[Begin]

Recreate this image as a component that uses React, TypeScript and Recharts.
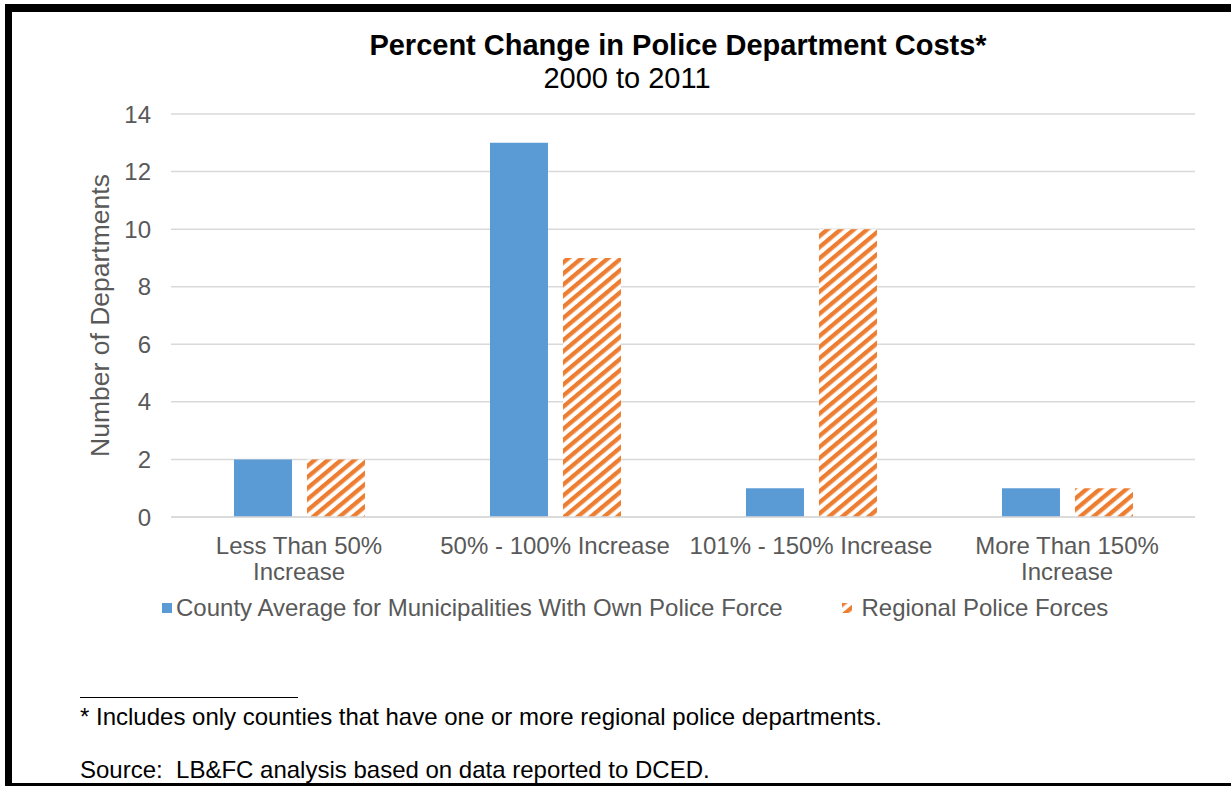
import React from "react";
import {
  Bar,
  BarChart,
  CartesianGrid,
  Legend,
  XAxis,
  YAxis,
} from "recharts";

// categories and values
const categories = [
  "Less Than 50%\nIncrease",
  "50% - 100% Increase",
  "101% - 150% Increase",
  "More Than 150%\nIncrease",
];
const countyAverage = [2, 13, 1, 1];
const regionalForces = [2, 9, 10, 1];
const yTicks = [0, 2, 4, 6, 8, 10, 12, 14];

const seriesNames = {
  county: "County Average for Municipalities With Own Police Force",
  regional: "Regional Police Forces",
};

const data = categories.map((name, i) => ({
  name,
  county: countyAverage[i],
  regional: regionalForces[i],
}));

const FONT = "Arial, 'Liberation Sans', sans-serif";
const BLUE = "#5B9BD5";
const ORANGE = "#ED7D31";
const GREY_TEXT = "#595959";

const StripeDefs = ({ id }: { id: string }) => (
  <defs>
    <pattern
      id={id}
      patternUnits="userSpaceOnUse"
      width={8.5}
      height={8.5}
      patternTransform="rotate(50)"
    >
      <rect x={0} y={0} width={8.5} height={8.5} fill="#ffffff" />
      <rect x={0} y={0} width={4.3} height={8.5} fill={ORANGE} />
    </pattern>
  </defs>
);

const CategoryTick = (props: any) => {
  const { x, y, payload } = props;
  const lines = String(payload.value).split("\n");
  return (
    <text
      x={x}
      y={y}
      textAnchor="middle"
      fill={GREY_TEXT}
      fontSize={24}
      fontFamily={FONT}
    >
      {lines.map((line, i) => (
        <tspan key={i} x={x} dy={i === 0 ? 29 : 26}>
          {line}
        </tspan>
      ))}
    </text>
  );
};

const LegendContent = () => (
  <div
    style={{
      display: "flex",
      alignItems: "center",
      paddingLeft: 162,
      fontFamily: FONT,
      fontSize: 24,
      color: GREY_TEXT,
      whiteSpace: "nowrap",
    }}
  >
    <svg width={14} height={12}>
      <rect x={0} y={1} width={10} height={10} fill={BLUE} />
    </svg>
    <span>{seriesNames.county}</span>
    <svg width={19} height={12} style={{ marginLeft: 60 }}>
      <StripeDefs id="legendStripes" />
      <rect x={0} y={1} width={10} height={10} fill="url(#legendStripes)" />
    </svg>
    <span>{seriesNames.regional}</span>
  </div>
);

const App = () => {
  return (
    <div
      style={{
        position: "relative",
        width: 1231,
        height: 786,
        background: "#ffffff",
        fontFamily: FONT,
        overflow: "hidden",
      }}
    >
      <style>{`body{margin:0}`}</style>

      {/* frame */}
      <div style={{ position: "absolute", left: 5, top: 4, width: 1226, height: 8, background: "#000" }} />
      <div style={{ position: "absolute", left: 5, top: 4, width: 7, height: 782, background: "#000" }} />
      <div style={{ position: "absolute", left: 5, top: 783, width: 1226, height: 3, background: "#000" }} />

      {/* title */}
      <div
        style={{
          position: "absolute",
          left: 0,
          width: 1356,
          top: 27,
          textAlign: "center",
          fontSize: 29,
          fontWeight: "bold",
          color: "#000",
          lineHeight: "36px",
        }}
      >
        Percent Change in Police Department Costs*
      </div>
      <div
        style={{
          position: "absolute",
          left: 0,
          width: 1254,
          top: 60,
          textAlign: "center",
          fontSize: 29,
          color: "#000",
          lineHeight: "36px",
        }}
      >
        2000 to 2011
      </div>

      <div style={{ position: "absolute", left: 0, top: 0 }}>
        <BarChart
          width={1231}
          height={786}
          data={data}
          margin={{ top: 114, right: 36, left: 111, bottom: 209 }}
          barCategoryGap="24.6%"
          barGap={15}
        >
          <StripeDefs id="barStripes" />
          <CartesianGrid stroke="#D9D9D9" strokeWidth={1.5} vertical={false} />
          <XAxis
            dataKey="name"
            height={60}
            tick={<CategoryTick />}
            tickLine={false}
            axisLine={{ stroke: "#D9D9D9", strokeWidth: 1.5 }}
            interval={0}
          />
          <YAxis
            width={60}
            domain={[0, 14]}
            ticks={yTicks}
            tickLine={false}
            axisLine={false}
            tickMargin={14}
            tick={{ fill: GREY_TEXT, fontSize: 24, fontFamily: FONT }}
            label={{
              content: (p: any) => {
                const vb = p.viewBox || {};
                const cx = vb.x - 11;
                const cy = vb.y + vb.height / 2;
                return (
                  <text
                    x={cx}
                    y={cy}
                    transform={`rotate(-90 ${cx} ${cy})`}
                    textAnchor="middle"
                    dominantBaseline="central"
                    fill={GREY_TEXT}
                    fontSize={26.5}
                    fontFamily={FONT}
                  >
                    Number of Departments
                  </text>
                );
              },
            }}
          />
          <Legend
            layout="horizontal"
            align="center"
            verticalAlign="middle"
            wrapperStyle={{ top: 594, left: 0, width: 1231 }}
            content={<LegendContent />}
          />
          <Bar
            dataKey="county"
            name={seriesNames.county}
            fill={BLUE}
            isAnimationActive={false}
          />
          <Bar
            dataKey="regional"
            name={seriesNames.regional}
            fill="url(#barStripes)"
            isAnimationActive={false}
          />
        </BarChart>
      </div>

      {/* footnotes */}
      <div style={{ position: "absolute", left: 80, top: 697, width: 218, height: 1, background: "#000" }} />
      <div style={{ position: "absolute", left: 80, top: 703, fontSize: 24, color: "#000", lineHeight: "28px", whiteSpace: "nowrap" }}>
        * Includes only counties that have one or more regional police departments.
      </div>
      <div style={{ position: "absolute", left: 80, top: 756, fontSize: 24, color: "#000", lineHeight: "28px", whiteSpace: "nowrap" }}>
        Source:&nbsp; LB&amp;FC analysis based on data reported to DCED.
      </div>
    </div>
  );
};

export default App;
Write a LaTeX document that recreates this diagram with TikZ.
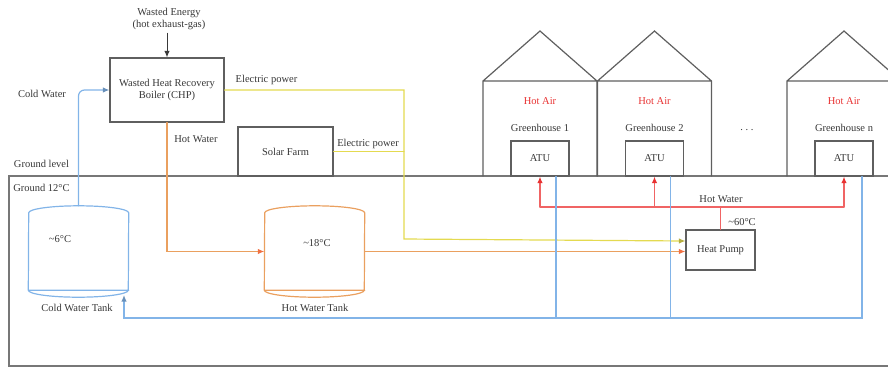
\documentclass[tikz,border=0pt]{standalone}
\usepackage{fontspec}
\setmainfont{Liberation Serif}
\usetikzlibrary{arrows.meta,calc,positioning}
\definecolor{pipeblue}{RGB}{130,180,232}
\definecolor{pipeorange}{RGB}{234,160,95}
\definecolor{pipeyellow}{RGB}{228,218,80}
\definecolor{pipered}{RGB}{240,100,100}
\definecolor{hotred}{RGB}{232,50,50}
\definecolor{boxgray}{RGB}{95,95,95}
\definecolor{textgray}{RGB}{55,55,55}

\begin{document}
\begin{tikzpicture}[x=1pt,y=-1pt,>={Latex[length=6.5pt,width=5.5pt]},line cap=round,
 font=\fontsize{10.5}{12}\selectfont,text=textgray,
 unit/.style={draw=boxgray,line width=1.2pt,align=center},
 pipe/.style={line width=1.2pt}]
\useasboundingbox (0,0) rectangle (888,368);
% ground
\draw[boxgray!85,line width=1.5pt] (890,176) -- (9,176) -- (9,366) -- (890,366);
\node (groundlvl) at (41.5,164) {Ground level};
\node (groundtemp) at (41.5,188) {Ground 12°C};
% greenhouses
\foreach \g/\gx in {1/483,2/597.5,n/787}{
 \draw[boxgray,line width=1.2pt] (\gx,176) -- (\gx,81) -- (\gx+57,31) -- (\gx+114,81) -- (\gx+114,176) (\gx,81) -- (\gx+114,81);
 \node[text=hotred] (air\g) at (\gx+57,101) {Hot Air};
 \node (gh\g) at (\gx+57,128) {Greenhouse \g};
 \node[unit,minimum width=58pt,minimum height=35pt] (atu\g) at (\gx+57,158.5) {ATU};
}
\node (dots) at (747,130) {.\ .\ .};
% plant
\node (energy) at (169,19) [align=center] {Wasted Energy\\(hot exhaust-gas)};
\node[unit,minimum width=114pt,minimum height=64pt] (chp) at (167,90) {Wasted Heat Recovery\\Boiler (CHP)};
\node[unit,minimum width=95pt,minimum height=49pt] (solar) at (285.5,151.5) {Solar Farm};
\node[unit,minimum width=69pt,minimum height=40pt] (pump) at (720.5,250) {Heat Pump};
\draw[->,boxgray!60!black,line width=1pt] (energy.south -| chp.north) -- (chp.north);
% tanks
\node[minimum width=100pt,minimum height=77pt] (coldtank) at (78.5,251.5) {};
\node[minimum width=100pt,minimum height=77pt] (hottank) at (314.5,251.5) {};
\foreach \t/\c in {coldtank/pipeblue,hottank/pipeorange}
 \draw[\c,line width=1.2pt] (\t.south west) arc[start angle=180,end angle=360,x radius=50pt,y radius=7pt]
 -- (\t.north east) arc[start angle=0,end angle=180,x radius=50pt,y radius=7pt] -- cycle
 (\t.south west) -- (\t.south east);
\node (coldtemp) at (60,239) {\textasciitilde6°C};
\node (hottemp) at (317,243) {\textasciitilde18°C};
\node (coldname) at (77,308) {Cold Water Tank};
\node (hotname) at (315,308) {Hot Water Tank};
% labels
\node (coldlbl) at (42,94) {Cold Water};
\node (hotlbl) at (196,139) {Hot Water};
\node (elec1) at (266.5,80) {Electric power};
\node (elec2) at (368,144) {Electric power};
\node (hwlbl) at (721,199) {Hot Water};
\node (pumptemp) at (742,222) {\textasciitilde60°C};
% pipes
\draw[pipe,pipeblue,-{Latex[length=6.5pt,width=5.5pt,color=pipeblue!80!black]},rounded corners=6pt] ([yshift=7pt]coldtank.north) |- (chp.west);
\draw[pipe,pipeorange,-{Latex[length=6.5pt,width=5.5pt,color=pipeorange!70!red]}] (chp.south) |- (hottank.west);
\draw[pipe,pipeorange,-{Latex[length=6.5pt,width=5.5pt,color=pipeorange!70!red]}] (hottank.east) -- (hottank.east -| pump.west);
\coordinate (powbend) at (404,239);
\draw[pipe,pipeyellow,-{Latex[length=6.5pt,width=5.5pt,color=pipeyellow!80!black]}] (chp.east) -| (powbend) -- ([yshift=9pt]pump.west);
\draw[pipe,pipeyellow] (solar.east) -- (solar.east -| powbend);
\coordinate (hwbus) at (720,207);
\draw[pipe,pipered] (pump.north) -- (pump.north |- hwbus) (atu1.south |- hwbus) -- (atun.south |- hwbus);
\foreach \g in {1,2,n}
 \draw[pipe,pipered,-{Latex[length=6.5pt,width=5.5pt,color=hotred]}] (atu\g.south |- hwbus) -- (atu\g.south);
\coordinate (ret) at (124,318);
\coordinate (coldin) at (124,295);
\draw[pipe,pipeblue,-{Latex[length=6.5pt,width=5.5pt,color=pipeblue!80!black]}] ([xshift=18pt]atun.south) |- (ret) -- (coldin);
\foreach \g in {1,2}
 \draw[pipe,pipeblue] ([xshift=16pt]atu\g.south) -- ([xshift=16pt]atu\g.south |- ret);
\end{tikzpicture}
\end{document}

[End]

Tally how many lines in the material above hold the word "React". Write only that number.

RESPONSE | 2